Intel® FPGA SDK for OpenCL™ Pro Edition: Best Practices Guide

ID 683521
Date 10/04/2021
Public

A newer version of this document is available. Customers should click here to go to the newest version.

Document Table of Contents

10.3. Simplifying Memory Access to Local Memories

The Intel® Stratix® 10 FPGA hardware has two ports per M20K memory. For other Intel® FPGA device families, the Intel® FPGA SDK for OpenCL™ Offline Compiler allows the Memory System Clock to run at 2x the main clock frequency, effectively providing four ports per M20K memory. For more information, refer to Double Pumping. However, for Intel® Stratix® 10 FPGAs, the offline compiler is currently discouraged from inferring a 2x Memory System Clock because transferring data between the 2x clock domain and the main clock at high speed generally leads to significant fMAX degradation. You can still force double pumping for a given Memory System by applying the memory attribute __attribute__((doublepump)).

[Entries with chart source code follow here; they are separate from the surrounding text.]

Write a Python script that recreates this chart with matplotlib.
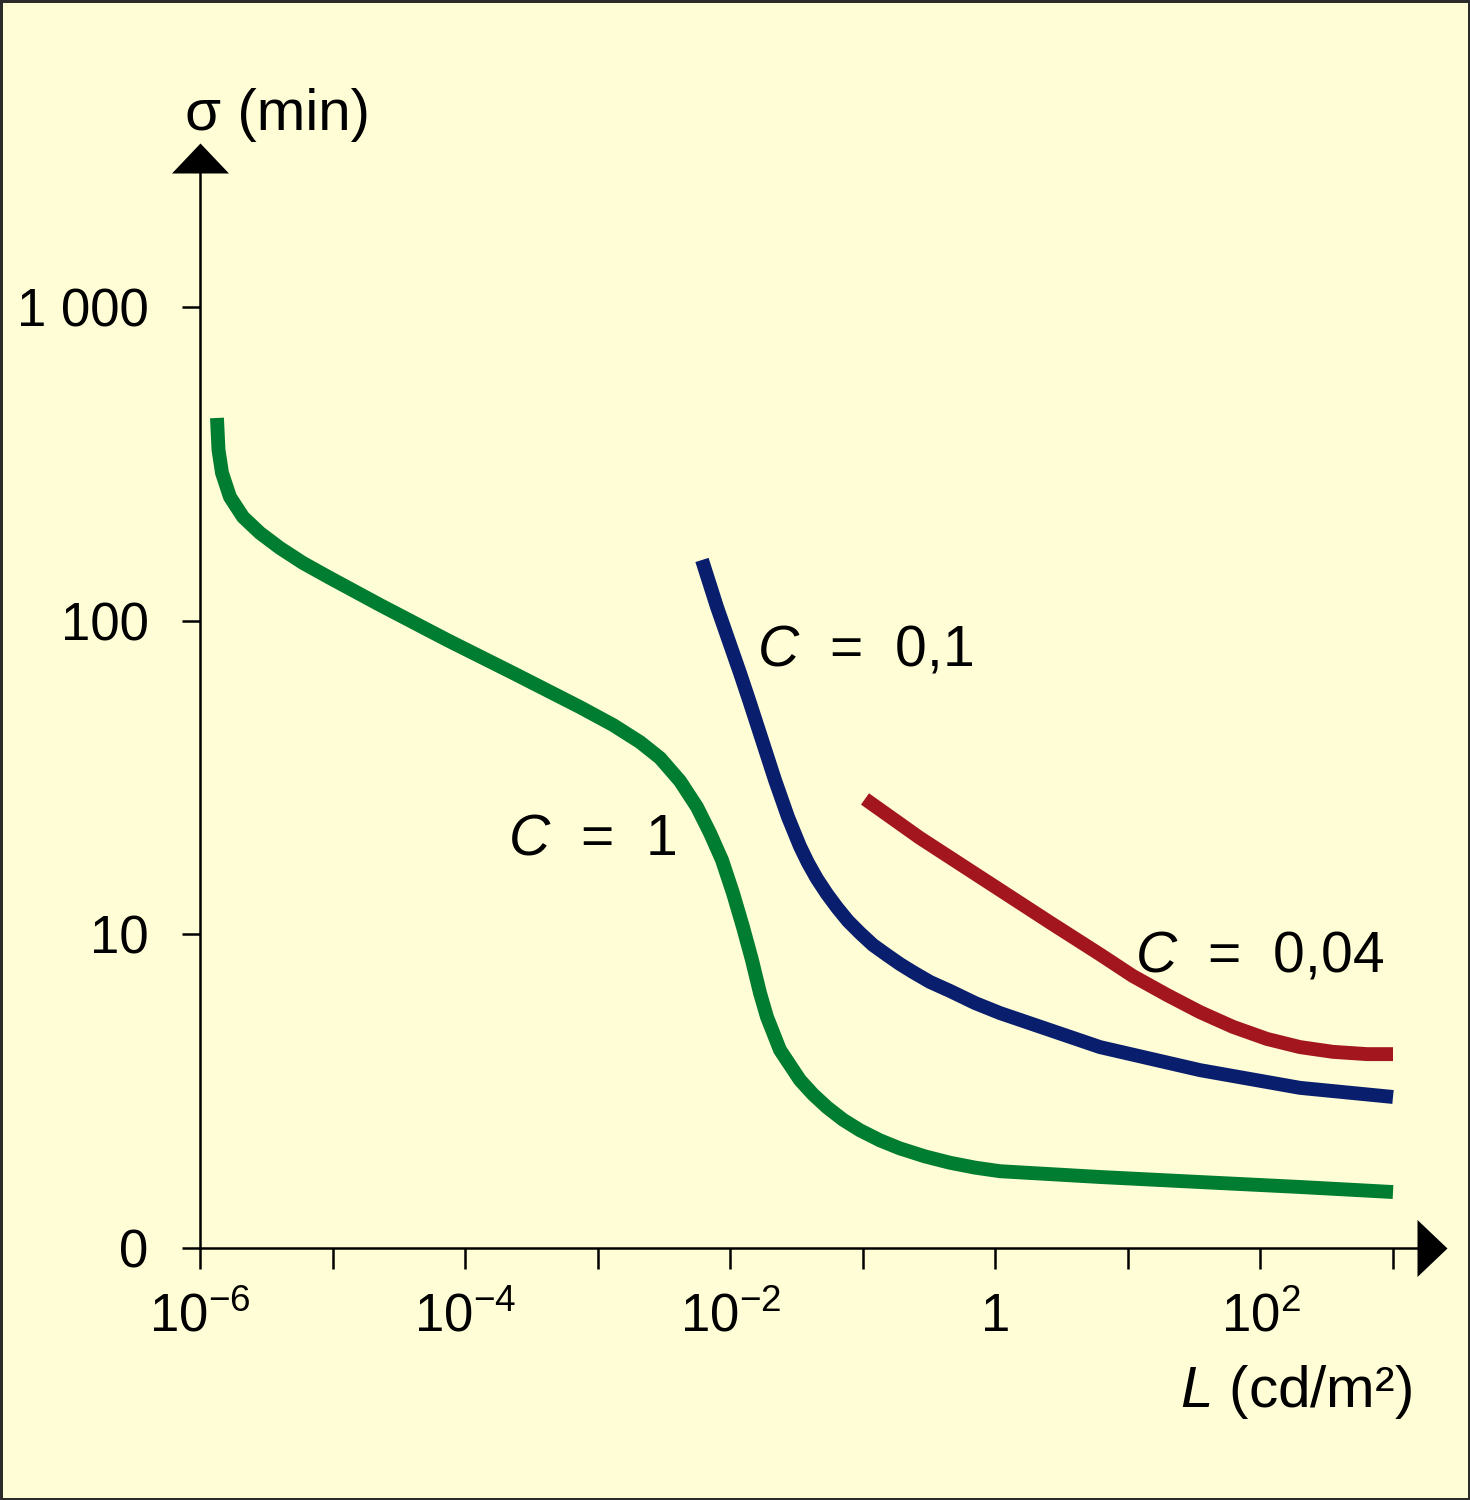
# %%
from matplotlib import pyplot as plt
from matplotlib.ticker import NullFormatter, NullLocator

plt.rcParams['font.family'] = ['Liberation Sans', 'DejaVu Sans']
plt.rcParams['mathtext.fontset'] = 'custom'
plt.rcParams['mathtext.rm'] = 'Liberation Sans'
plt.rcParams['mathtext.it'] = 'Liberation Sans:italic'
plt.rcParams['mathtext.bf'] = 'Liberation Sans:bold'

# %% values (L in cd/m2, sigma in min)
L_c1 = [1.343e-6, 1.379e-6, 1.466e-6, 1.683e-6, 2.111e-6, 2.835e-6, 4.013e-6,
        5.984e-6, 9.565e-6, 2.280e-5, 7.30e-5, 2.297e-4, 7.354e-4, 1.305e-3,
        2.086e-3, 2.952e-3, 4.178e-3, 5.613e-3, 7.036e-3, 8.665e-3, 1.049e-2,
        1.248e-2, 1.459e-2, 1.677e-2, 1.894e-2, 2.373e-2, 3.359e-2, 4.210e-2,
        5.369e-2, 7.087e-2, 9.526e-2, 0.1348, 0.1908, 0.2945, 0.4547, 0.7023,
        1.084, 6.157, 34.98, 198.7, 1000]
sigma_c1 = [442.7, 350.1, 295.7, 247.9, 214.0, 190.3, 170.4, 152.7, 136.8,
            112.2, 86.8, 68.1, 53.0, 46.5, 41.0, 36.49, 30.82, 25.46, 21.04,
            17.26, 13.54, 10.55, 8.28, 6.50, 5.45, 4.28, 3.43, 3.090, 2.810,
            2.565, 2.373, 2.204, 2.077, 1.959, 1.870, 1.804, 1.757, 1.684,
            1.623, 1.565, 1.508]

L_c01 = [6.124e-3, 7.946e-3, 1.185e-2, 1.385e-2, 1.737e-2, 2.176e-2, 2.727e-2,
         3.359e-2, 3.860e-2, 4.513e-2, 5.369e-2, 6.388e-2, 7.734e-2, 9.526e-2,
         0.1193, 0.1523, 0.1908, 0.2391, 0.3213, 0.4547, 0.7023, 1.084,
         6.157, 34.98, 198.7, 1000]
sigma_c01 = [156.1, 110.5, 68.1, 55.9, 41.65, 31.05, 23.66, 19.07, 16.90,
             15.03, 13.45, 12.18, 11.03, 10.10, 9.25, 8.59, 8.04, 7.58, 7.05,
             6.60, 6.04, 5.61, 4.37, 3.69, 3.24, 3.03]

L_c004 = [0.1039, 0.2701, 1.084, 2.584, 6.157, 10.92, 19.71, 34.98, 62.03,
          112.0, 198.7, 352.5, 636.2, 1000]
sigma_c004 = [27.01, 20.28, 13.85, 10.91, 8.63, 7.36, 6.41, 5.65, 5.07, 4.64,
              4.37, 4.22, 4.15, 4.15]

curve_labels = ["$C$  =  1", "$C$  =  0,1", "$C$  =  0,04"]
label_L = [2.11e-4, 1.59e-2, 11.3]
label_sigma = [17.9, 71.7, 7.59]

x_major = [1e-6, 1e-4, 1e-2, 1, 1e2]
x_major_labels = ["$10^{-6}$", "$10^{-4}$", "$10^{-2}$", "1", "$10^{2}$"]
x_minor = [1e-5, 1e-3, 1e-1, 10, 1e3]
y_ticks = [1, 10, 100, 1000]
y_tick_labels = ["0", "10", "100", "1 000"]

# %%
bg = '#FFFDD6'
green = '#007D30'
blue = '#0A1E6E'
red = '#A3161E'

fig = plt.figure(figsize=(14.7, 15), dpi=100)
fig.patch.set_facecolor(bg)
fig.patch.set_edgecolor('#2b2b2b')
fig.patch.set_linewidth(2.5)

ax = fig.add_axes([200 / 1470, 252 / 1500, 1217 / 1470, 1075 / 1500])
ax.set_facecolor(bg)
ax.set_xscale('log')
ax.set_yscale('log')
ax.set_xlim(1e-6, 10 ** 3.181)
ax.set_ylim(1, 10 ** 3.427)

for L, s, c in [(L_c1, sigma_c1, green), (L_c01, sigma_c01, blue),
                (L_c004, sigma_c004, red)]:
    ax.plot(L, s, color=c, lw=10, solid_capstyle='butt',
            solid_joinstyle='round', zorder=2)

for txt, xl, yl in zip(curve_labels, label_L, label_sigma):
    ax.text(xl, yl, txt, fontsize=41, ha='left', va='baseline', zorder=3)

# axes / ticks
for side in ['top', 'right']:
    ax.spines[side].set_visible(False)
for side in ['left', 'bottom']:
    ax.spines[side].set_linewidth(1.8)

ax.set_xticks(x_major, labels=x_major_labels)
ax.set_xticks(x_minor, minor=True)
ax.xaxis.set_minor_formatter(NullFormatter())
ax.set_yticks(y_ticks, labels=y_tick_labels)
ax.yaxis.set_minor_locator(NullLocator())

ax.tick_params(axis='x', which='both', direction='out', length=15, width=1.8,
               pad=45, labelsize=38)
ax.tick_params(axis='y', which='both', direction='out', length=13, width=1.8,
               pad=24, labelsize=38)
for lbl in ax.get_xticklabels():
    lbl.set_verticalalignment('baseline')

# arrow heads at the end of the axes
arrow_right = [(0, -28.5), (30, 0), (0, 28.5)]
arrow_up = [(-28.5, 0), (0, 30), (28.5, 0)]
ax.plot([1], [0], marker=arrow_right, ms=43.2, mew=0, color='k',
        transform=ax.transAxes, clip_on=False)
ax.plot([0], [1], marker=arrow_up, ms=43.2, mew=0, color='k',
        transform=ax.transAxes, clip_on=False)

fig.text(185 / 1470, 1 - 130 / 1500, "σ (min)", fontsize=42,
         ha='left', va='baseline')
fig.text(1412 / 1470, 1 - 1407 / 1500, "$L$ (cd/m²)", fontsize=42,
         ha='right', va='baseline')

fig.savefig('out.png', dpi=100, facecolor=fig.get_facecolor(),
            edgecolor=fig.get_edgecolor())
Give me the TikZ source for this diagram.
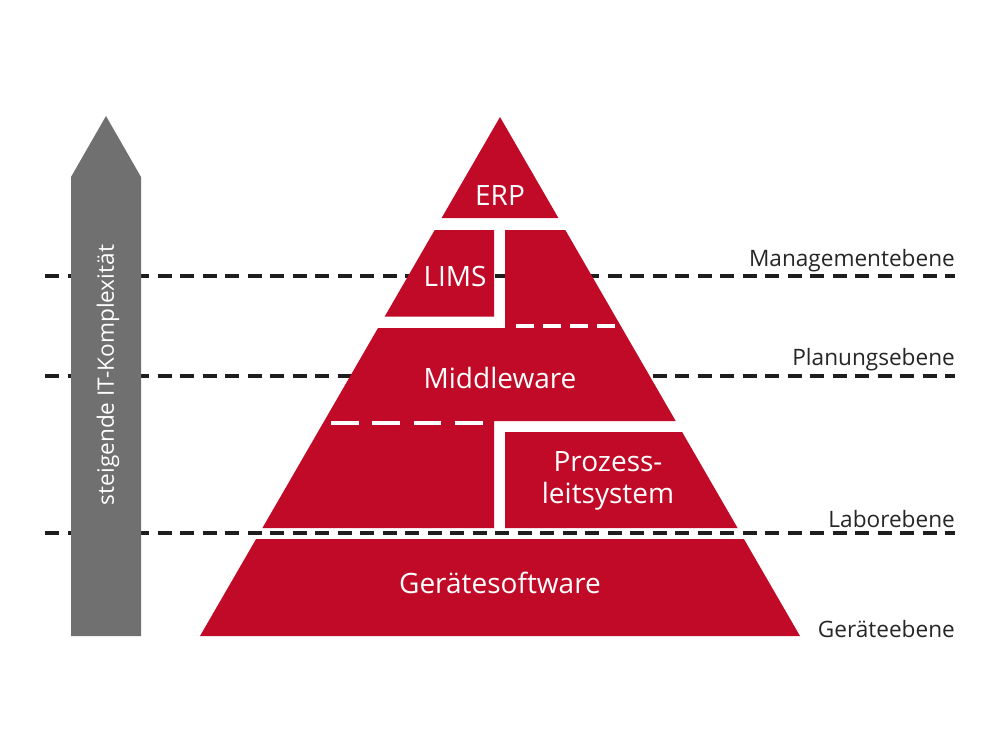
\documentclass[tikz,border=0pt]{standalone}
\usepackage{fontspec}
\setmainfont{Open Sans}
\definecolor{pyrred}{RGB}{192,10,39}
\definecolor{arrowgray}{RGB}{112,112,112}
\definecolor{linegray}{RGB}{30,30,30}
\tikzset{
  levelline/.style={draw=linegray,line width=3.3pt,dash pattern=on 14pt off 8.5pt},
  block/.style={fill=pyrred,draw=none},
  gapline/.style={draw=white,line width=4pt},
  blocklabel/.style={font=\fontsize{28}{32}\selectfont,text=white,align=center,inner sep=0pt},
  levellabel/.style={font=\fontsize{22.6}{26}\selectfont,text=black!85,anchor=base east,inner sep=0pt},
}

\begin{document}
\begin{tikzpicture}[x=1pt,y=-1pt]
\useasboundingbox[fill=white] (0,0) rectangle (1000,750);

% level lines
\draw[levelline] (45,276) -- (955,276);
\draw[levelline] (45,376) -- (955,376);
\draw[levelline] (45,533) -- (955,533);
\node[levellabel] (mgmt) at (955,266) {Managementebene};
\node[levellabel] (plan) at (955,365) {Planungsebene};
\node[levellabel] (labor) at (955,527) {Laborebene};
\node[levellabel] (geraet) at (955,637) {Geräteebene};

% arrow
\fill[arrowgray] (71,636) -- (71,177) -- (106,116) -- (141,177) -- (141,636) -- cycle;
\node[font=\fontsize{22.6}{26}\selectfont,text=white,rotate=90,anchor=center] (itk) at (108,375) {steigende IT-Komplexität};

% pyramid
\fill[block] (500,117) -- (558.4,218) -- (441.6,218) -- cycle;
\fill[block] (434.7,230) -- (494,230) -- (494,316.7) -- (384.6,316.7) -- cycle;
\fill[block] (505,230) -- (565.3,230) -- (675.7,421) -- (494,421) -- (494,528)
  -- (262.4,528) -- (378,328) -- (505,328) -- cycle;
\fill[block] (505,432) -- (682.1,432) -- (737.6,528) -- (505,528) -- cycle;
\fill[block] (256.1,539) -- (743.9,539) -- (800,636) -- (200,636) -- cycle;
\draw[gapline,dash pattern=on 18pt off 9pt] (516,326) -- (615,326);
\draw[gapline,dash pattern=on 27.6pt off 13.8pt] (331,423) -- (483,423);

\node[blocklabel] (erp) at (500,196) {ERP};
\node[blocklabel] (lims) at (455,276) {LIMS};
\node[blocklabel] (mw) at (500,378) {Middleware};
\node[blocklabel] (pls) at (608,481) {Prozess-\\leitsystem};
\node[blocklabel] (gs) at (500,583) {Gerätesoftware};

\end{tikzpicture}
\end{document}
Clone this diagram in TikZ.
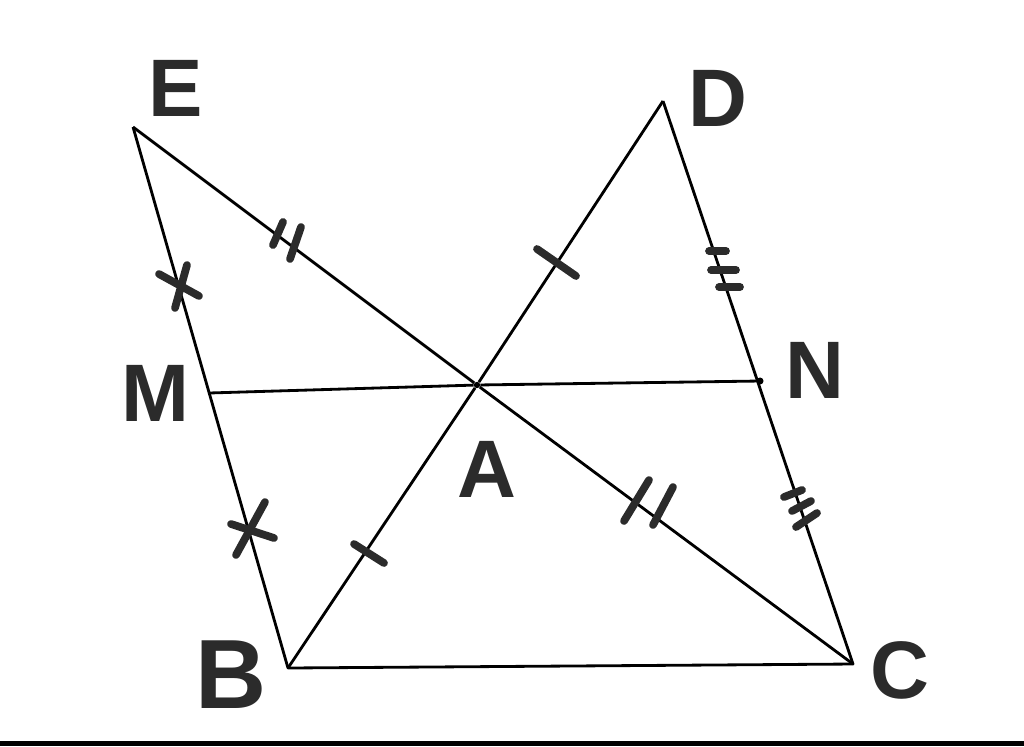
\documentclass[tikz,border=0pt]{standalone}
\usepackage{fontspec}
\setmainfont{Liberation Sans}
\usetikzlibrary{calc}
\definecolor{pen}{gray}{0.17}
\tikzset{lbl/.style={font=\fontsize{58}{58}\selectfont\bfseries,text=pen,inner sep=0pt},
  eqmark/.style={line width=5.5pt,color=pen,line cap=round},
  side/.style={line width=2pt,line join=round}}
\begin{document}
\begin{tikzpicture}[x=0.025cm,y=-0.025cm]
              \useasboundingbox (0,0) rectangle (1024,746);
              \fill (0,741) rectangle (1024,746);
              \coordinate (E) at (133,127);
              \coordinate (D) at (663,101);
              \coordinate (B) at (288,668);
              \coordinate (C) at (853,664);
              \coordinate (M) at (209,393);
              \coordinate (N) at (760,381);
              \node[circle,fill,inner sep=1.6pt](A)at(477,385){};
              \draw[side] (E)--(B)--(C)--(D);
              \draw[side] (E)--(A)--(C);
              \draw[side] (D)--(A)--(B);
              \draw[side] (M)--(A)--(N);
              \fill (N) circle (2.5pt);
              % equal marks
              \draw[eqmark] (283,222)--(273,245);
              \draw[eqmark] (301,227)--(290,259);
              \draw[eqmark] (649,480)--(624,521);
              \draw[eqmark] (673,487)--(653,525);
              \draw[eqmark] (537,249)--(576,276);
              \draw[eqmark] (354,544)--(384,563);
              \draw[eqmark] (159,274)--(199,296);
              \draw[eqmark] (187,265)--(175,308);
              \draw[eqmark] (231,524)--(274,538);
              \draw[eqmark] (265,502)--(236,555);
              \draw[eqmark] (709,251)--(726,251);
              \draw[eqmark] (711,270)--(736,270);
              \draw[eqmark] (719,287)--(740,287);
              \draw[eqmark] (784,497)--(802,490);
              \draw[eqmark] (792,511)--(811,501);
              \draw[eqmark] (796,527)--(817,513);
              % labels
              \node[lbl] (lE) at (176,88) {E};
              \node[lbl] (lD) at (718,98) {D};
              \node[lbl] (lM) at (155,393) {M};
              \node[lbl] (lN) at (815,370) {N};
              \node[lbl] (lA) at (487,469) {A};
              \node[lbl,font=\fontsize{70}{70}\selectfont\bfseries] (lB) at (231,675) {B};
              \node[lbl] (lC) at (900,670) {C};
            \end{tikzpicture}
\end{document}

Due to the potential fMAX implications of double pumping on Intel® Stratix® 10, Intel® recommends limiting the number of concurrent stores.

Multiple concurrent stores often require more than two ports to implement. Multiple concurrent stores also cause the compiler to create stallable memories where memory accesses must be arbitrated on every clock cycle. To determine if a memory is arbitrated, examine the load and store units in the system or memory viewer of the High Level Design Report. In the viewer, load and store units that are highlighted red are stallable memories. The report presents this information when you hover over each highlighted unit.